__EXERCISE PROMPT__. All lines from the beginning of the listing through the line with "from matplotlib.patches import Patch" are to be copied word for word; the pictures are not.

__DATA EXCERPT__.
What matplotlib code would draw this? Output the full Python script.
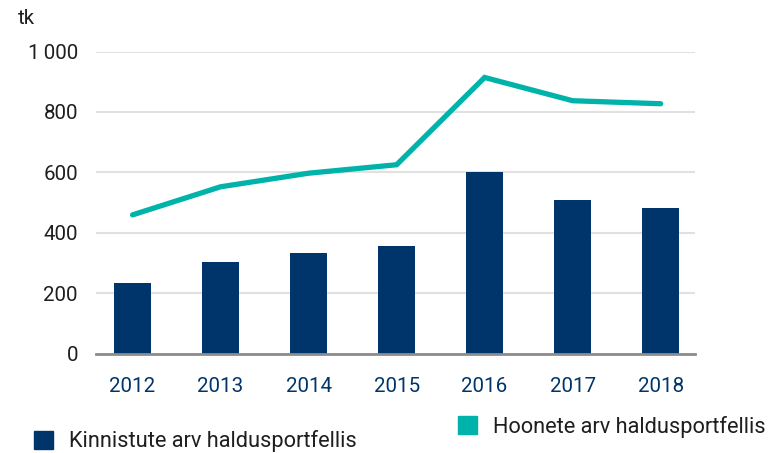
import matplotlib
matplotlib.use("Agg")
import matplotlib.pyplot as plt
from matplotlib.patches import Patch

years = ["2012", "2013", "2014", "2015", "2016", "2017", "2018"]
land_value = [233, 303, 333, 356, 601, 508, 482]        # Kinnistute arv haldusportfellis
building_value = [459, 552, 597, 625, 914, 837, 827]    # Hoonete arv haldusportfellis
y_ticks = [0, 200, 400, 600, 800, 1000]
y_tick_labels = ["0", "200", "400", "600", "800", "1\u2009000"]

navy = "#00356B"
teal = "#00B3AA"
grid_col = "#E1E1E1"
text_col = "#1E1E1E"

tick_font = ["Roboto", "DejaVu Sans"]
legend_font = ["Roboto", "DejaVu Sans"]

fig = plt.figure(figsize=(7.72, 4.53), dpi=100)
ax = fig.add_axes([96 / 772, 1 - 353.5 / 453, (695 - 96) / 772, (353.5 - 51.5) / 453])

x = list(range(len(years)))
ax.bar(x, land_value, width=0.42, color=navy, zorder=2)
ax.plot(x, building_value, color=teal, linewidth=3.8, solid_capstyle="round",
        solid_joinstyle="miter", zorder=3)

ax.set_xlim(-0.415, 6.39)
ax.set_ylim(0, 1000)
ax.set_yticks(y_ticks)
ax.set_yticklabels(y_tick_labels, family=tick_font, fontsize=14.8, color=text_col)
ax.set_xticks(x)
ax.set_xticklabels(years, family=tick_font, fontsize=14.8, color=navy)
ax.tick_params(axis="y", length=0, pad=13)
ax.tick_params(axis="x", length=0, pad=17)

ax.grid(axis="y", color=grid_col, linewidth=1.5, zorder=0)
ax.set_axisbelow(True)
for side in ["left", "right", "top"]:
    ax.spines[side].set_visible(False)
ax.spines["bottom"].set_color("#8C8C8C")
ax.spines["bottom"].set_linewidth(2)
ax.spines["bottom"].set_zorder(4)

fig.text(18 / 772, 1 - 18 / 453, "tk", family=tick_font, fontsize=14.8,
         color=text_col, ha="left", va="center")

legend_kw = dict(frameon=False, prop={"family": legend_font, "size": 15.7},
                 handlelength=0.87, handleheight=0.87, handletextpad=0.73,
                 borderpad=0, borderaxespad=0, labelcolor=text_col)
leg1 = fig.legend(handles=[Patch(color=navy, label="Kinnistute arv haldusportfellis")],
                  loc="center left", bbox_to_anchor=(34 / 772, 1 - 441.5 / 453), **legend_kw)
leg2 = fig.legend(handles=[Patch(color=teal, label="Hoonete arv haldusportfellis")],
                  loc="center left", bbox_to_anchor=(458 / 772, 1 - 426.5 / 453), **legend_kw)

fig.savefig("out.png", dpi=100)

__OUTPUT FOR THIS TASK__.
What matplotlib code would draw this? Output the full Python script.
import matplotlib
matplotlib.use("Agg")
import matplotlib.pyplot as plt
from matplotlib.patches import Patch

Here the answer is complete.